PROVIDED INFORMATION:
──────────────────────────────

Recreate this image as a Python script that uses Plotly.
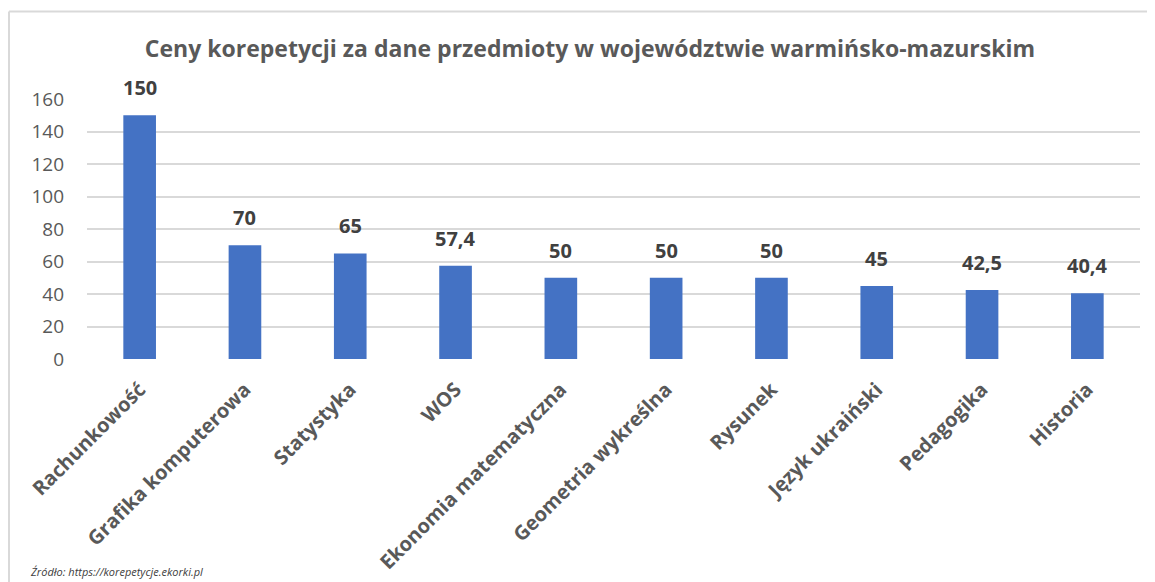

──────────────────────────────

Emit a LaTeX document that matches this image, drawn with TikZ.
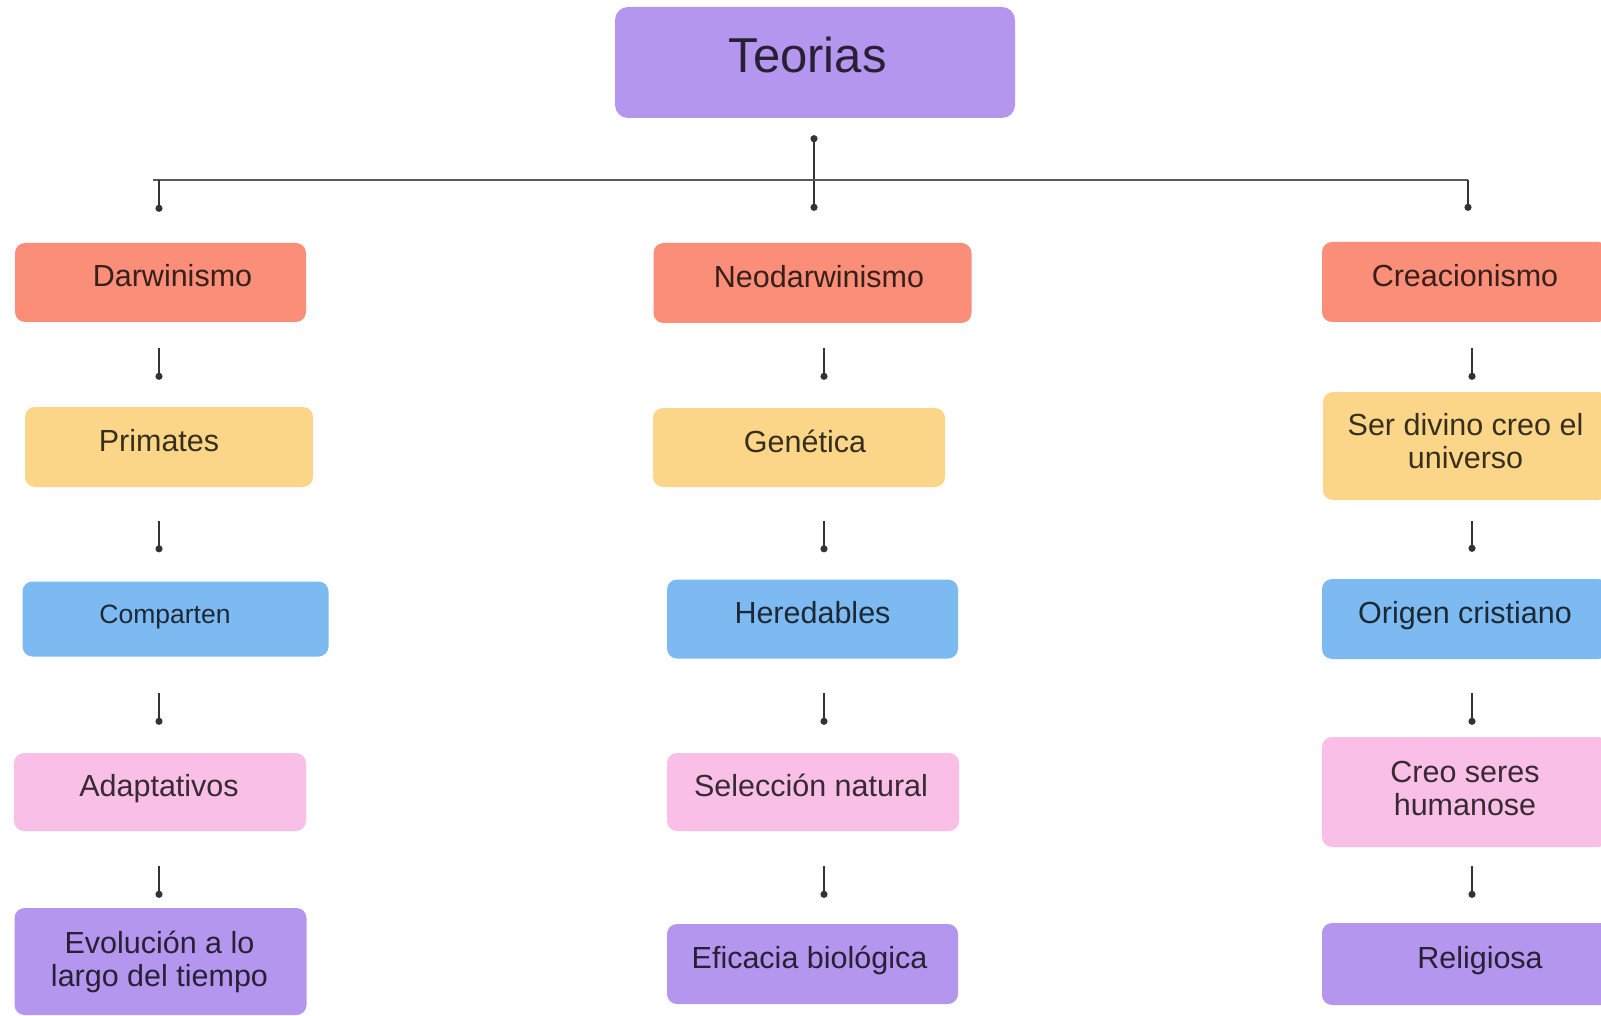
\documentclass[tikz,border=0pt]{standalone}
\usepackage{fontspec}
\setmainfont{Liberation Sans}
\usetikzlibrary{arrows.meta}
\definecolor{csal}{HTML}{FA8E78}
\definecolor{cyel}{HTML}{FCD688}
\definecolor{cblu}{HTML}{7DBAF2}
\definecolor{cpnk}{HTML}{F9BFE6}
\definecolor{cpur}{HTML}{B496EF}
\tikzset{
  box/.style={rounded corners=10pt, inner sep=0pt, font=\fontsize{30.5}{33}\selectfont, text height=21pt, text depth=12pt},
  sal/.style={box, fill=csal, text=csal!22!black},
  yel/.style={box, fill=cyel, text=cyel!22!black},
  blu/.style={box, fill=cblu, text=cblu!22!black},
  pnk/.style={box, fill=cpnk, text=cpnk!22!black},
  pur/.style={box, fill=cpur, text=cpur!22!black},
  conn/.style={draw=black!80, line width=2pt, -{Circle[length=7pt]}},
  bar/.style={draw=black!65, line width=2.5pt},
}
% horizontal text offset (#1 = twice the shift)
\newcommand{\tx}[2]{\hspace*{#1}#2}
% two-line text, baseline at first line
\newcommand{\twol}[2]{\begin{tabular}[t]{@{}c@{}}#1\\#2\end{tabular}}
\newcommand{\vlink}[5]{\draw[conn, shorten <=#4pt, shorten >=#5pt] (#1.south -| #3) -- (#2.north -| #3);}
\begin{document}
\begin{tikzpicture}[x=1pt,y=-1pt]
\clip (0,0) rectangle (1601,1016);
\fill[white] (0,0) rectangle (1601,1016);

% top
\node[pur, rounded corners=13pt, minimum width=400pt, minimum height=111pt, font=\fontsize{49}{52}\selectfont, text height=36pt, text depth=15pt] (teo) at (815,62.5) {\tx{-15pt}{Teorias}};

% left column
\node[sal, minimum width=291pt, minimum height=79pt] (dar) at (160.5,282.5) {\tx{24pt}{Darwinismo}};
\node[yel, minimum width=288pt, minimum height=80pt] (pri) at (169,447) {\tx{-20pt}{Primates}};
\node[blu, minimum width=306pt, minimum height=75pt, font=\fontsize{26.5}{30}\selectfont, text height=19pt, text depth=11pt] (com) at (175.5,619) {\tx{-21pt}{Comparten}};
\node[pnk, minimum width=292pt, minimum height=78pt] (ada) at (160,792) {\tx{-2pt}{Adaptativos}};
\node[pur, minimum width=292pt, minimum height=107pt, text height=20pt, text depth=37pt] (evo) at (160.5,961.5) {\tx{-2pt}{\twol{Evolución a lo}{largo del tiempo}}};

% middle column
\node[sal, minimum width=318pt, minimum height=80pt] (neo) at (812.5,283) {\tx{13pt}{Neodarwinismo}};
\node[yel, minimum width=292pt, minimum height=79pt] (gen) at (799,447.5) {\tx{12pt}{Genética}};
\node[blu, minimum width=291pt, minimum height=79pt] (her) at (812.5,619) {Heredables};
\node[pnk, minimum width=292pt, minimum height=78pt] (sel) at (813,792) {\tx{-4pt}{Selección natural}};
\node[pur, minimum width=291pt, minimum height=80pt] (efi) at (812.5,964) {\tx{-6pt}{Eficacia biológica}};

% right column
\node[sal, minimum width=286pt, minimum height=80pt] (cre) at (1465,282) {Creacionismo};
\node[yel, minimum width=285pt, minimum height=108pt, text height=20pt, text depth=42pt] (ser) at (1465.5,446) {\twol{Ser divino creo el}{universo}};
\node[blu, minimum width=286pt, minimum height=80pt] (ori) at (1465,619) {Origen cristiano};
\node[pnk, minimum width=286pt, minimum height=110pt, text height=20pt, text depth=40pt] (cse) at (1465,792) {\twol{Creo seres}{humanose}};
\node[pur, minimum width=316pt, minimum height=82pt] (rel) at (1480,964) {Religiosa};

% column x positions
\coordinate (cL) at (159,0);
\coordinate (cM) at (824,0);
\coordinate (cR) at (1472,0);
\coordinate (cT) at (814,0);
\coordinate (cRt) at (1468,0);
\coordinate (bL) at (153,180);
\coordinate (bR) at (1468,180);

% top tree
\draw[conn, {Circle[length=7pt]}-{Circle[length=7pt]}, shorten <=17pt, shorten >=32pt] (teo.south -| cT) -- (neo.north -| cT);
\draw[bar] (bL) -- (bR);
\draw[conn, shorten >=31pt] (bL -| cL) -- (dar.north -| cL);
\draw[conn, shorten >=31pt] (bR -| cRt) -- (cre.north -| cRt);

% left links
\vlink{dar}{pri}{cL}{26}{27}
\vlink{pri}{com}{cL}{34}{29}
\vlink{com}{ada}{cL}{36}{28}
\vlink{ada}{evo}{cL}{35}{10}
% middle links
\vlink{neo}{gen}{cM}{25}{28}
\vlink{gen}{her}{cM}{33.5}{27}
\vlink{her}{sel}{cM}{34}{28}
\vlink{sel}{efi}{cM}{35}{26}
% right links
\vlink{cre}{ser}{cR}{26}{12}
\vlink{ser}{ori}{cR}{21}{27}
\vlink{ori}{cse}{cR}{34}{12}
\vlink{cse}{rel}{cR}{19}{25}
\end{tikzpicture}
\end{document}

──────────────────────────────

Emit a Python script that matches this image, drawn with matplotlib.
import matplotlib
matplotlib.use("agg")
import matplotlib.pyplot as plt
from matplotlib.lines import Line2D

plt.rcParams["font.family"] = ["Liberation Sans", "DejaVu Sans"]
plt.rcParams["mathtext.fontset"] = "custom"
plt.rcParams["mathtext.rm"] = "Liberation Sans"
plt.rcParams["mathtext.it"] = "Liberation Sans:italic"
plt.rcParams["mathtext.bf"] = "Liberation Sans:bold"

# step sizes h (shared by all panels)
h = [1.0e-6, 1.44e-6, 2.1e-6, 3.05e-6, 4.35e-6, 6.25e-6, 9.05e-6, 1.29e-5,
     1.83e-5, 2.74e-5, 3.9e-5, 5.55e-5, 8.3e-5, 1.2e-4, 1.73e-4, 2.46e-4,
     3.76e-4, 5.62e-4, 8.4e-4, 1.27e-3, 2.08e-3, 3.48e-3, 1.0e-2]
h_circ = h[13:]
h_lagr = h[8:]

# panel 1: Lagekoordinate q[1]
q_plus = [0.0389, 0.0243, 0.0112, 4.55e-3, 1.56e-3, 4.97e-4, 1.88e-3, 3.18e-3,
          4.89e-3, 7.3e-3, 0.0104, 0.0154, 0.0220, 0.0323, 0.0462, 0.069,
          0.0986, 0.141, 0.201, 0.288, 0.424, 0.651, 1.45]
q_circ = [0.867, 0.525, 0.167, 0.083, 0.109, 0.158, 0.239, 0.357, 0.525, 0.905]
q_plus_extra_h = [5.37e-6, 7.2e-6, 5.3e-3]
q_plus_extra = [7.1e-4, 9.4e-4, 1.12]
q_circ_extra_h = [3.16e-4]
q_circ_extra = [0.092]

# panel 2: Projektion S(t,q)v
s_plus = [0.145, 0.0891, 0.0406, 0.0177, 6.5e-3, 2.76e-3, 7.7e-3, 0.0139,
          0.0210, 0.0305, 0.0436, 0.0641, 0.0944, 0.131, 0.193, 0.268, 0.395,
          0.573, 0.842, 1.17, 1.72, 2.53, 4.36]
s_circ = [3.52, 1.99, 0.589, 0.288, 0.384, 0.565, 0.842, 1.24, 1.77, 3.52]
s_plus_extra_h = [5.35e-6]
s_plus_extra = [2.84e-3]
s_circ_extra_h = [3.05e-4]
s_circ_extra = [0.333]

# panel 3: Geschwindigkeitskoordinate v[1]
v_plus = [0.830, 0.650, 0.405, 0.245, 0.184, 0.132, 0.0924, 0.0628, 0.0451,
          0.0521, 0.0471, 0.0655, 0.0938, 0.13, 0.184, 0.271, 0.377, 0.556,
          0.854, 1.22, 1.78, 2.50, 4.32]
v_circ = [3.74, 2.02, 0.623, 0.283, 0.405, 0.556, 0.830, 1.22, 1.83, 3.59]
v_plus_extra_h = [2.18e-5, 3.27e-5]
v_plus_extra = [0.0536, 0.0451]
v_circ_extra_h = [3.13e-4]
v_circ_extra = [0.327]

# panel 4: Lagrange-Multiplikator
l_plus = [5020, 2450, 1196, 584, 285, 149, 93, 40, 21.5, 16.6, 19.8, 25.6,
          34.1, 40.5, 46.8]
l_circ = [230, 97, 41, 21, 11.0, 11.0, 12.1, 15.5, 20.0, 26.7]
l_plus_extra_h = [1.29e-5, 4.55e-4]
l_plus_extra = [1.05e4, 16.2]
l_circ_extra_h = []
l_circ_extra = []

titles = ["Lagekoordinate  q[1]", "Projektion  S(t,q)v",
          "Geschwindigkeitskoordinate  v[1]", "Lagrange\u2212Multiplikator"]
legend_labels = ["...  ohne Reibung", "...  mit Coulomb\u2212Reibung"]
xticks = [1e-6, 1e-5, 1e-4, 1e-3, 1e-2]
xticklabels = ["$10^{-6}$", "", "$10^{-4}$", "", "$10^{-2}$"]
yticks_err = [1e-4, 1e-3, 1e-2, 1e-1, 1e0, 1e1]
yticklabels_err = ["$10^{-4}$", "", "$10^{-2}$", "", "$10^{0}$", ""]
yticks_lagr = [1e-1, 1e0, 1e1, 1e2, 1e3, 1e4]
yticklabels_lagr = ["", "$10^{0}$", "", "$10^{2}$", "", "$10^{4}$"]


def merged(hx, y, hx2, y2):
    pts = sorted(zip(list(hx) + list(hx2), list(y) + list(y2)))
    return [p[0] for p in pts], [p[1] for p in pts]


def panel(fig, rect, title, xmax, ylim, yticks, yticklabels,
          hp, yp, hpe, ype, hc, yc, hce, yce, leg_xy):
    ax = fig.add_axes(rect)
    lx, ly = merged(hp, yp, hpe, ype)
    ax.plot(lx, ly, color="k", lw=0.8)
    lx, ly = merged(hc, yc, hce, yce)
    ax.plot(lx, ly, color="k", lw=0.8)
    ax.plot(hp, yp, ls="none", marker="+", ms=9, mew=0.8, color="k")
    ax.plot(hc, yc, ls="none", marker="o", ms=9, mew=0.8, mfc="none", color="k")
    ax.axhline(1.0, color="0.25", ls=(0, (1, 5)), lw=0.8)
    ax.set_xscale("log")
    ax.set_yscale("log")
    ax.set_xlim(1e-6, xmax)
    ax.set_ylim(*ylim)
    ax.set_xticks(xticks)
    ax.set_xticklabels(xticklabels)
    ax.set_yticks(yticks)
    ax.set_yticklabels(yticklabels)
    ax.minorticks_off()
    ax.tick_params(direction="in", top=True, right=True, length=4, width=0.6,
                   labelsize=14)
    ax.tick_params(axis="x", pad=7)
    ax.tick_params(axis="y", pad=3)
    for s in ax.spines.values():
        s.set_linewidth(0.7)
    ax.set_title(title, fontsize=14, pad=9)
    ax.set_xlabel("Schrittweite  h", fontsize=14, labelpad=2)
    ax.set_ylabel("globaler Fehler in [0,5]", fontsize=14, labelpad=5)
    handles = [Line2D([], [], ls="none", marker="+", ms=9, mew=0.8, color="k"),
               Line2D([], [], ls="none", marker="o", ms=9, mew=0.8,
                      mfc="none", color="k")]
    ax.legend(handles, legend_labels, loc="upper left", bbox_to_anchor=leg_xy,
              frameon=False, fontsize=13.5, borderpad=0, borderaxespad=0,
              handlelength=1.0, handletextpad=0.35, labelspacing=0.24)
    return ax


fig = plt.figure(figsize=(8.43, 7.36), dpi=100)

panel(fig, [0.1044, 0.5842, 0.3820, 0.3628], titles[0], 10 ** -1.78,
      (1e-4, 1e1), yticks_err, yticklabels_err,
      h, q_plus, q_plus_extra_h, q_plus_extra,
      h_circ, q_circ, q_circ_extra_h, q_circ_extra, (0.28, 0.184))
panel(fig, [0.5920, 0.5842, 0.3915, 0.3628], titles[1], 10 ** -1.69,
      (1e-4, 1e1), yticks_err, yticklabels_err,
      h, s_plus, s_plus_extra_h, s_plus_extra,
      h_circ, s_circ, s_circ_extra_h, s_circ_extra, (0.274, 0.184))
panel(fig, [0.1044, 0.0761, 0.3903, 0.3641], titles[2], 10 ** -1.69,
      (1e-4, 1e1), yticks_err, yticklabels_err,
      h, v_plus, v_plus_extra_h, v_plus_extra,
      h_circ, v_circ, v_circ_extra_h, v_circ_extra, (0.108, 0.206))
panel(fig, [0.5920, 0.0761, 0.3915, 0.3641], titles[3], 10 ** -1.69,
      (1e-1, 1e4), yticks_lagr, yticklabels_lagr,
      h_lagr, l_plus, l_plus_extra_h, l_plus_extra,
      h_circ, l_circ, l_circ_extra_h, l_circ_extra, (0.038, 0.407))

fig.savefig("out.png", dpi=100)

──────────────────────────────

BRIEF: Every line from the one containing "Emit a Python" through the one containing "h_lagr = h[8:]" is to be given again exactly, both ends included, and no line outside that range.

TASK ANSWER:
Emit a Python script that matches this image, drawn with matplotlib.
import matplotlib
matplotlib.use("agg")
import matplotlib.pyplot as plt
from matplotlib.lines import Line2D

plt.rcParams["font.family"] = ["Liberation Sans", "DejaVu Sans"]
plt.rcParams["mathtext.fontset"] = "custom"
plt.rcParams["mathtext.rm"] = "Liberation Sans"
plt.rcParams["mathtext.it"] = "Liberation Sans:italic"
plt.rcParams["mathtext.bf"] = "Liberation Sans:bold"

# step sizes h (shared by all panels)
h = [1.0e-6, 1.44e-6, 2.1e-6, 3.05e-6, 4.35e-6, 6.25e-6, 9.05e-6, 1.29e-5,
     1.83e-5, 2.74e-5, 3.9e-5, 5.55e-5, 8.3e-5, 1.2e-4, 1.73e-4, 2.46e-4,
     3.76e-4, 5.62e-4, 8.4e-4, 1.27e-3, 2.08e-3, 3.48e-3, 1.0e-2]
h_circ = h[13:]
h_lagr = h[8:]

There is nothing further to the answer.